(DO THIS) Transcribe the data in full and exactly, omitting any pictures.

(RECORDED INFORMATION)
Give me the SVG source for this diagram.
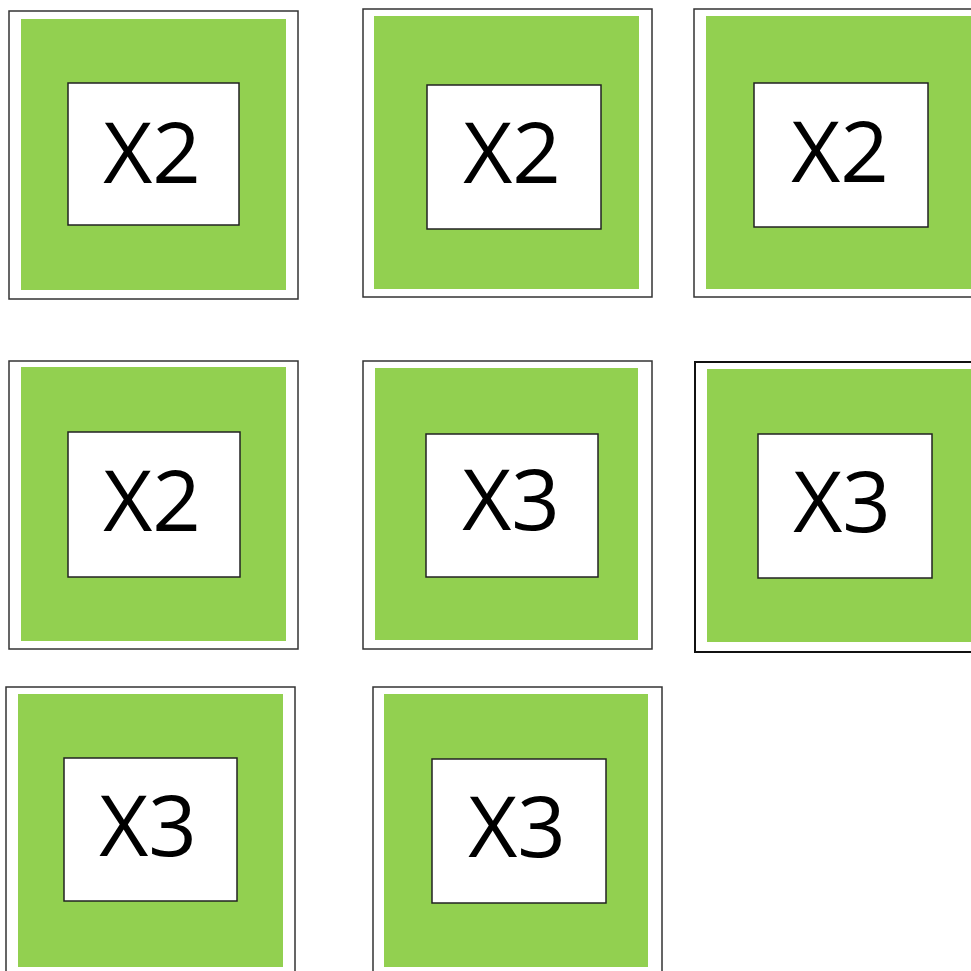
<svg xmlns="http://www.w3.org/2000/svg" width="971" height="971" viewBox="0 0 971 971">
<style>
.frame{fill:#fff;stroke:#333;stroke-width:1.5}
.green{fill:#92d050}
.inner{fill:#fff;stroke:#222;stroke-width:1.5}
.lbl{font-family:"Open Sans","Noto Sans",sans-serif;font-size:85px;fill:#000;text-anchor:middle}
</style>
<rect width="971" height="971" fill="#fff"/>
<g id="tile1">
<rect class="frame" x="9" y="11" width="289" height="288"/>
<rect class="green" x="21" y="19" width="265" height="271"/>
<rect class="inner" x="68" y="83" width="171" height="142"/>
<text class="lbl" x="152" y="183">X2</text>
</g>
<g id="tile2">
<rect class="frame" x="363" y="9" width="289" height="288"/>
<rect class="green" x="374" y="16" width="265" height="273"/>
<rect class="inner" x="427" y="85" width="174" height="144"/>
<text class="lbl" x="512" y="183">X2</text>
</g>
<g id="tile3">
<rect class="frame" x="694" y="9" width="290" height="288"/>
<rect class="green" x="706" y="16" width="265" height="273"/>
<rect class="inner" x="754" y="83" width="174" height="144"/>
<text class="lbl" x="840" y="182">X2</text>
</g>
<g id="tile4">
<rect class="frame" x="9" y="361" width="289" height="288"/>
<rect class="green" x="21" y="367" width="265" height="274"/>
<rect class="inner" x="68" y="432" width="172" height="145"/>
<text class="lbl" x="152" y="531">X2</text>
</g>
<g id="tile5">
<rect class="frame" x="363" y="361" width="289" height="288"/>
<rect class="green" x="375" y="368" width="263" height="272"/>
<rect class="inner" x="426" y="434" width="172" height="143"/>
<text class="lbl" x="511" y="530">X3</text>
</g>
<g id="tile6">
<rect class="frame" x="695" y="362" width="290" height="290" style="stroke:#111;stroke-width:2"/>
<rect class="green" x="707" y="369" width="264" height="273"/>
<rect class="inner" x="758" y="434" width="174" height="144"/>
<text class="lbl" x="842" y="532">X3</text>
</g>
<g id="tile7">
<rect class="frame" x="6" y="687" width="289" height="300"/>
<rect class="green" x="18" y="694" width="265" height="273"/>
<rect class="inner" x="64" y="758" width="173" height="143"/>
<text class="lbl" x="148" y="856">X3</text>
</g>
<g id="tile8">
<rect class="frame" x="373" y="687" width="289" height="300"/>
<rect class="green" x="384" y="694" width="264" height="273"/>
<rect class="inner" x="432" y="759" width="174" height="144"/>
<text class="lbl" x="517" y="857">X3</text>
</g>
</svg>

(SOLVED EXERCISE)
Give me the SVG source for this diagram.
<svg xmlns="http://www.w3.org/2000/svg" width="971" height="971" viewBox="0 0 971 971">
<style>
.frame{fill:#fff;stroke:#333;stroke-width:1.5}
.green{fill:#92d050}
.inner{fill:#fff;stroke:#222;stroke-width:1.5}
.lbl{font-family:"Open Sans","Noto Sans",sans-serif;font-size:85px;fill:#000;text-anchor:middle}
</style>
<rect width="971" height="971" fill="#fff"/>
<g id="tile1">
<rect class="frame" x="9" y="11" width="289" height="288"/>
<rect class="green" x="21" y="19" width="265" height="271"/>
<rect class="inner" x="68" y="83" width="171" height="142"/>
<text class="lbl" x="152" y="183">X2</text>
</g>
<g id="tile2">
<rect class="frame" x="363" y="9" width="289" height="288"/>
<rect class="green" x="374" y="16" width="265" height="273"/>
<rect class="inner" x="427" y="85" width="174" height="144"/>
<text class="lbl" x="512" y="183">X2</text>
</g>
<g id="tile3">
<rect class="frame" x="694" y="9" width="290" height="288"/>
<rect class="green" x="706" y="16" width="265" height="273"/>
<rect class="inner" x="754" y="83" width="174" height="144"/>
<text class="lbl" x="840" y="182">X2</text>
</g>
<g id="tile4">
<rect class="frame" x="9" y="361" width="289" height="288"/>
<rect class="green" x="21" y="367" width="265" height="274"/>
<rect class="inner" x="68" y="432" width="172" height="145"/>
<text class="lbl" x="152" y="531">X2</text>
</g>
<g id="tile5">
<rect class="frame" x="363" y="361" width="289" height="288"/>
<rect class="green" x="375" y="368" width="263" height="272"/>
<rect class="inner" x="426" y="434" width="172" height="143"/>
<text class="lbl" x="511" y="530">X3</text>
</g>
<g id="tile6">
<rect class="frame" x="695" y="362" width="290" height="290" style="stroke:#111;stroke-width:2"/>
<rect class="green" x="707" y="369" width="264" height="273"/>
<rect class="inner" x="758" y="434" width="174" height="144"/>
<text class="lbl" x="842" y="532">X3</text>
</g>
<g id="tile7">
<rect class="frame" x="6" y="687" width="289" height="300"/>
<rect class="green" x="18" y="694" width="265" height="273"/>
<rect class="inner" x="64" y="758" width="173" height="143"/>
<text class="lbl" x="148" y="856">X3</text>
</g>
<g id="tile8">
<rect class="frame" x="373" y="687" width="289" height="300"/>
<rect class="green" x="384" y="694" width="264" height="273"/>
<rect class="inner" x="432" y="759" width="174" height="144"/>
<text class="lbl" x="517" y="857">X3</text>
</g>
</svg>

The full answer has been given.